• Data provided
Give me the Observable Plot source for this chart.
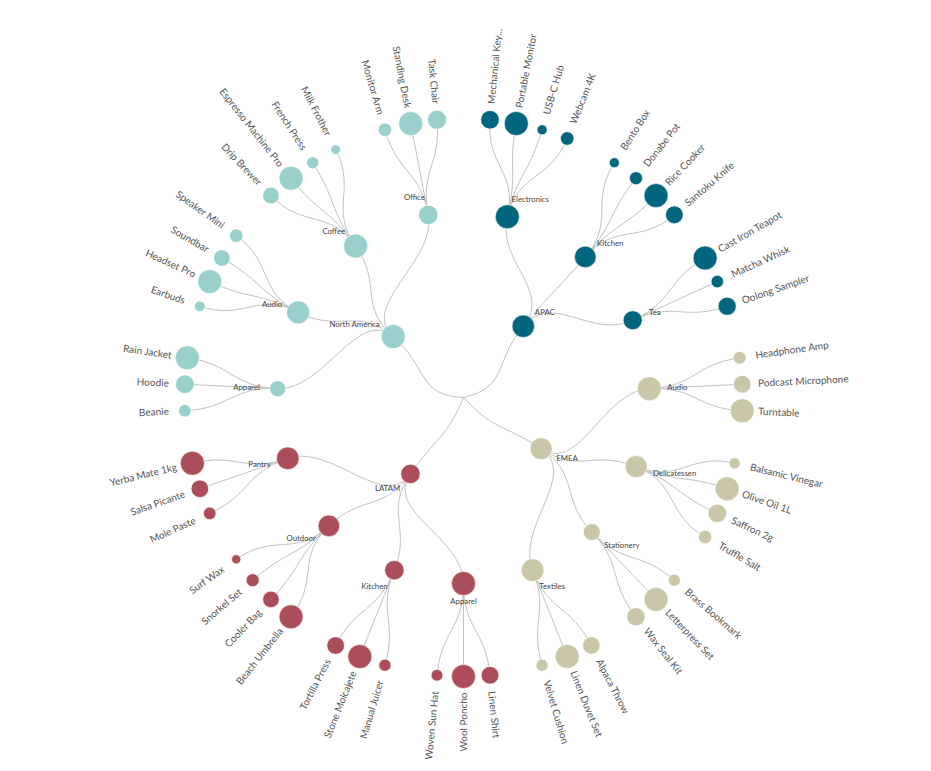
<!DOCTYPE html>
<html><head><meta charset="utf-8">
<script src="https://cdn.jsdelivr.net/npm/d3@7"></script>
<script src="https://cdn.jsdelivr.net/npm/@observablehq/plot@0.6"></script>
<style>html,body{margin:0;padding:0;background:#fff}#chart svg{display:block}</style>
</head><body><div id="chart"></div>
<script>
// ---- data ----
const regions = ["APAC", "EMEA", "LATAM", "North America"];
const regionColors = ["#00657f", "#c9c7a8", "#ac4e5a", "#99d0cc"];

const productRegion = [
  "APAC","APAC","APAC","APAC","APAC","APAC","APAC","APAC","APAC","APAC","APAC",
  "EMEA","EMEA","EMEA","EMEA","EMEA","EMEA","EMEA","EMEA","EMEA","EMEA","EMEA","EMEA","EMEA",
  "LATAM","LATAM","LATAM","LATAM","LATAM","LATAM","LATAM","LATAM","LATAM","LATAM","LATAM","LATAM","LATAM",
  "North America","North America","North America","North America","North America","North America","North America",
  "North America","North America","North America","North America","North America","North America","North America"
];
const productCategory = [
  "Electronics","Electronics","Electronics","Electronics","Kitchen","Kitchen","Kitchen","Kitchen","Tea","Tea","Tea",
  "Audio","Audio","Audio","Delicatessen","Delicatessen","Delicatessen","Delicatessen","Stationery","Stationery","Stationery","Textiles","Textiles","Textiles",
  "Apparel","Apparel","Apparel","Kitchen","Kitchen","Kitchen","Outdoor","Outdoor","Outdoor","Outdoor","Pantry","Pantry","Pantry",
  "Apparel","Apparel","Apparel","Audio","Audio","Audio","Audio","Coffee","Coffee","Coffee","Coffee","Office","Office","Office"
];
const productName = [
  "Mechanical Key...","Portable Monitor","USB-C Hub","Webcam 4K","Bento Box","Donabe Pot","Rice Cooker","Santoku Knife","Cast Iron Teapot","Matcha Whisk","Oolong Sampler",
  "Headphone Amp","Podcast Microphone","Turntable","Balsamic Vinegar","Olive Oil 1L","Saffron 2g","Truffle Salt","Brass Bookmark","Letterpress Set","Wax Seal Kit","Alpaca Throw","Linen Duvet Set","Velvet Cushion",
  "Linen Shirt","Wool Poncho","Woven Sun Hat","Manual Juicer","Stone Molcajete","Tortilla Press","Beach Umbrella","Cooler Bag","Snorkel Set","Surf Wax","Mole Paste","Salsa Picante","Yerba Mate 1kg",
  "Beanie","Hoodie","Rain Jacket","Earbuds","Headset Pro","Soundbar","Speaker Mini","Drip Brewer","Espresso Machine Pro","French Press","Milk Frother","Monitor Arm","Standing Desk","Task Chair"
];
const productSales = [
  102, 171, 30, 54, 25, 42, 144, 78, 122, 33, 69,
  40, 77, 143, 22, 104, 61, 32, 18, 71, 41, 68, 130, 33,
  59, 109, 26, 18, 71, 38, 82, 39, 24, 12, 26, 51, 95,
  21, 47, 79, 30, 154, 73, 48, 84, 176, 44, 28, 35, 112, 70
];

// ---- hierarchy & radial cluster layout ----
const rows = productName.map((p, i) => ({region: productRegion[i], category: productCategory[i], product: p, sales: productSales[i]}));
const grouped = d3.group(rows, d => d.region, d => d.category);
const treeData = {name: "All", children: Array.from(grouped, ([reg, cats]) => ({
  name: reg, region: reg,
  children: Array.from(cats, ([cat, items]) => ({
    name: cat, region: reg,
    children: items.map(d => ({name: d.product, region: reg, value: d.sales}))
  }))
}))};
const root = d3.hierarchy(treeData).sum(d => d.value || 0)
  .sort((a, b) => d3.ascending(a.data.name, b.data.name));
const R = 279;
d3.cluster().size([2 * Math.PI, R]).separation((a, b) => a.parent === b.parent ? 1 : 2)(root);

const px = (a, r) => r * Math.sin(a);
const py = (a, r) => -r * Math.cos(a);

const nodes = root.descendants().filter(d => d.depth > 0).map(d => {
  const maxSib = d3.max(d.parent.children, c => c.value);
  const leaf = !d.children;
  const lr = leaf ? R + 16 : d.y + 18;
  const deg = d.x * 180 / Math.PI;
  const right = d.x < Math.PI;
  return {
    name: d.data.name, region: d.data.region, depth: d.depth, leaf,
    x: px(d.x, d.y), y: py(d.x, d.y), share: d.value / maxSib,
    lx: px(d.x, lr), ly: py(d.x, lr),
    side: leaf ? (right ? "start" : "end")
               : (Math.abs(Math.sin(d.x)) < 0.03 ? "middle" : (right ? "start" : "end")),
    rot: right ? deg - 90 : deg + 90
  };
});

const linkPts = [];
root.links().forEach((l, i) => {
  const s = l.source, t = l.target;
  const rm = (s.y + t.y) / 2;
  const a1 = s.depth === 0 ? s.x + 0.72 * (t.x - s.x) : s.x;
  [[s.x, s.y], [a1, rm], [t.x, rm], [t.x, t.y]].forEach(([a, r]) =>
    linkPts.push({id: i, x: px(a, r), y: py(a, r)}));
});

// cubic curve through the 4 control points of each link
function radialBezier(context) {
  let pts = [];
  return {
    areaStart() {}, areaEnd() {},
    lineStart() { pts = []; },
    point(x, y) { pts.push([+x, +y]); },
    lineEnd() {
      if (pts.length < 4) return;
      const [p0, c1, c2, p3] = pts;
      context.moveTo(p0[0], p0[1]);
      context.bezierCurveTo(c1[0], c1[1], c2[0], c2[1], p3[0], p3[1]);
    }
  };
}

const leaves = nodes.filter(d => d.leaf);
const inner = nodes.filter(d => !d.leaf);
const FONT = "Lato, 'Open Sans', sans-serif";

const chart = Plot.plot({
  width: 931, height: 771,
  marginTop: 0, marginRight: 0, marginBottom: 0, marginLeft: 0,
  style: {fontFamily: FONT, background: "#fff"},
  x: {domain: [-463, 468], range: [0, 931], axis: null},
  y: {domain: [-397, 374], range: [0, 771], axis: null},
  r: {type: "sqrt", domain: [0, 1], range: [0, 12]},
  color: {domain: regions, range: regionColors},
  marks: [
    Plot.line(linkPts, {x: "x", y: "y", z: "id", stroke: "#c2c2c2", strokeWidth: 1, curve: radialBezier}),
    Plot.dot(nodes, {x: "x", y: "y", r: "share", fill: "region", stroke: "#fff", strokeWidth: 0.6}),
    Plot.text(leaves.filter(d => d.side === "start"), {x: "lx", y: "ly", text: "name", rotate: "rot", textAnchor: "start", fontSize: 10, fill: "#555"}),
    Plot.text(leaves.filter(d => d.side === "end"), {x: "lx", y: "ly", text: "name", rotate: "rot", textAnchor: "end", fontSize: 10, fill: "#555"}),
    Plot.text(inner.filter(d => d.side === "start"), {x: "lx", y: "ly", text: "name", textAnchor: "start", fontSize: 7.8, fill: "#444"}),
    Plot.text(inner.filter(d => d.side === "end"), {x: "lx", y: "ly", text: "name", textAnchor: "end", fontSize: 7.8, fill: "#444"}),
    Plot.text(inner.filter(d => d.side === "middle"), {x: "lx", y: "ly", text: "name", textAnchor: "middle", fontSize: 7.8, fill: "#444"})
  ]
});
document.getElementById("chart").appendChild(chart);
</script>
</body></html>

• Required work
Working from the lines above, reproduce the material exactly and exclude its pictures.

• Solution
Give me the Observable Plot source for this chart.
<!DOCTYPE html>
<html><head><meta charset="utf-8">
<script src="https://cdn.jsdelivr.net/npm/d3@7"></script>
<script src="https://cdn.jsdelivr.net/npm/@observablehq/plot@0.6"></script>
<style>html,body{margin:0;padding:0;background:#fff}#chart svg{display:block}</style>
</head><body><div id="chart"></div>
<script>
// ---- data ----
const regions = ["APAC", "EMEA", "LATAM", "North America"];
const regionColors = ["#00657f", "#c9c7a8", "#ac4e5a", "#99d0cc"];

const productRegion = [
  "APAC","APAC","APAC","APAC","APAC","APAC","APAC","APAC","APAC","APAC","APAC",
  "EMEA","EMEA","EMEA","EMEA","EMEA","EMEA","EMEA","EMEA","EMEA","EMEA","EMEA","EMEA","EMEA",
  "LATAM","LATAM","LATAM","LATAM","LATAM","LATAM","LATAM","LATAM","LATAM","LATAM","LATAM","LATAM","LATAM",
  "North America","North America","North America","North America","North America","North America","North America",
  "North America","North America","North America","North America","North America","North America","North America"
];
const productCategory = [
  "Electronics","Electronics","Electronics","Electronics","Kitchen","Kitchen","Kitchen","Kitchen","Tea","Tea","Tea",
  "Audio","Audio","Audio","Delicatessen","Delicatessen","Delicatessen","Delicatessen","Stationery","Stationery","Stationery","Textiles","Textiles","Textiles",
  "Apparel","Apparel","Apparel","Kitchen","Kitchen","Kitchen","Outdoor","Outdoor","Outdoor","Outdoor","Pantry","Pantry","Pantry",
  "Apparel","Apparel","Apparel","Audio","Audio","Audio","Audio","Coffee","Coffee","Coffee","Coffee","Office","Office","Office"
];
const productName = [
  "Mechanical Key...","Portable Monitor","USB-C Hub","Webcam 4K","Bento Box","Donabe Pot","Rice Cooker","Santoku Knife","Cast Iron Teapot","Matcha Whisk","Oolong Sampler",
  "Headphone Amp","Podcast Microphone","Turntable","Balsamic Vinegar","Olive Oil 1L","Saffron 2g","Truffle Salt","Brass Bookmark","Letterpress Set","Wax Seal Kit","Alpaca Throw","Linen Duvet Set","Velvet Cushion",
  "Linen Shirt","Wool Poncho","Woven Sun Hat","Manual Juicer","Stone Molcajete","Tortilla Press","Beach Umbrella","Cooler Bag","Snorkel Set","Surf Wax","Mole Paste","Salsa Picante","Yerba Mate 1kg",
  "Beanie","Hoodie","Rain Jacket","Earbuds","Headset Pro","Soundbar","Speaker Mini","Drip Brewer","Espresso Machine Pro","French Press","Milk Frother","Monitor Arm","Standing Desk","Task Chair"
];
const productSales = [
  102, 171, 30, 54, 25, 42, 144, 78, 122, 33, 69,
  40, 77, 143, 22, 104, 61, 32, 18, 71, 41, 68, 130, 33,
  59, 109, 26, 18, 71, 38, 82, 39, 24, 12, 26, 51, 95,
  21, 47, 79, 30, 154, 73, 48, 84, 176, 44, 28, 35, 112, 70
];

// ---- hierarchy & radial cluster layout ----
const rows = productName.map((p, i) => ({region: productRegion[i], category: productCategory[i], product: p, sales: productSales[i]}));
const grouped = d3.group(rows, d => d.region, d => d.category);
const treeData = {name: "All", children: Array.from(grouped, ([reg, cats]) => ({
  name: reg, region: reg,
  children: Array.from(cats, ([cat, items]) => ({
    name: cat, region: reg,
    children: items.map(d => ({name: d.product, region: reg, value: d.sales}))
  }))
}))};
const root = d3.hierarchy(treeData).sum(d => d.value || 0)
  .sort((a, b) => d3.ascending(a.data.name, b.data.name));
const R = 279;
d3.cluster().size([2 * Math.PI, R]).separation((a, b) => a.parent === b.parent ? 1 : 2)(root);

const px = (a, r) => r * Math.sin(a);
const py = (a, r) => -r * Math.cos(a);

const nodes = root.descendants().filter(d => d.depth > 0).map(d => {
  const maxSib = d3.max(d.parent.children, c => c.value);
  const leaf = !d.children;
  const lr = leaf ? R + 16 : d.y + 18;
  const deg = d.x * 180 / Math.PI;
  const right = d.x < Math.PI;
  return {
    name: d.data.name, region: d.data.region, depth: d.depth, leaf,
    x: px(d.x, d.y), y: py(d.x, d.y), share: d.value / maxSib,
    lx: px(d.x, lr), ly: py(d.x, lr),
    side: leaf ? (right ? "start" : "end")
               : (Math.abs(Math.sin(d.x)) < 0.03 ? "middle" : (right ? "start" : "end")),
    rot: right ? deg - 90 : deg + 90
  };
});

const linkPts = [];
root.links().forEach((l, i) => {
  const s = l.source, t = l.target;
  const rm = (s.y + t.y) / 2;
  const a1 = s.depth === 0 ? s.x + 0.72 * (t.x - s.x) : s.x;
  [[s.x, s.y], [a1, rm], [t.x, rm], [t.x, t.y]].forEach(([a, r]) =>
    linkPts.push({id: i, x: px(a, r), y: py(a, r)}));
});

// cubic curve through the 4 control points of each link
function radialBezier(context) {
  let pts = [];
  return {
    areaStart() {}, areaEnd() {},
    lineStart() { pts = []; },
    point(x, y) { pts.push([+x, +y]); },
    lineEnd() {
      if (pts.length < 4) return;
      const [p0, c1, c2, p3] = pts;
      context.moveTo(p0[0], p0[1]);
      context.bezierCurveTo(c1[0], c1[1], c2[0], c2[1], p3[0], p3[1]);
    }
  };
}

const leaves = nodes.filter(d => d.leaf);
const inner = nodes.filter(d => !d.leaf);
const FONT = "Lato, 'Open Sans', sans-serif";

const chart = Plot.plot({
  width: 931, height: 771,
  marginTop: 0, marginRight: 0, marginBottom: 0, marginLeft: 0,
  style: {fontFamily: FONT, background: "#fff"},
  x: {domain: [-463, 468], range: [0, 931], axis: null},
  y: {domain: [-397, 374], range: [0, 771], axis: null},
  r: {type: "sqrt", domain: [0, 1], range: [0, 12]},
  color: {domain: regions, range: regionColors},
  marks: [
    Plot.line(linkPts, {x: "x", y: "y", z: "id", stroke: "#c2c2c2", strokeWidth: 1, curve: radialBezier}),
    Plot.dot(nodes, {x: "x", y: "y", r: "share", fill: "region", stroke: "#fff", strokeWidth: 0.6}),
    Plot.text(leaves.filter(d => d.side === "start"), {x: "lx", y: "ly", text: "name", rotate: "rot", textAnchor: "start", fontSize: 10, fill: "#555"}),
    Plot.text(leaves.filter(d => d.side === "end"), {x: "lx", y: "ly", text: "name", rotate: "rot", textAnchor: "end", fontSize: 10, fill: "#555"}),
    Plot.text(inner.filter(d => d.side === "start"), {x: "lx", y: "ly", text: "name", textAnchor: "start", fontSize: 7.8, fill: "#444"}),
    Plot.text(inner.filter(d => d.side === "end"), {x: "lx", y: "ly", text: "name", textAnchor: "end", fontSize: 7.8, fill: "#444"}),
    Plot.text(inner.filter(d => d.side === "middle"), {x: "lx", y: "ly", text: "name", textAnchor: "middle", fontSize: 7.8, fill: "#444"})
  ]
});
document.getElementById("chart").appendChild(chart);
</script>
</body></html>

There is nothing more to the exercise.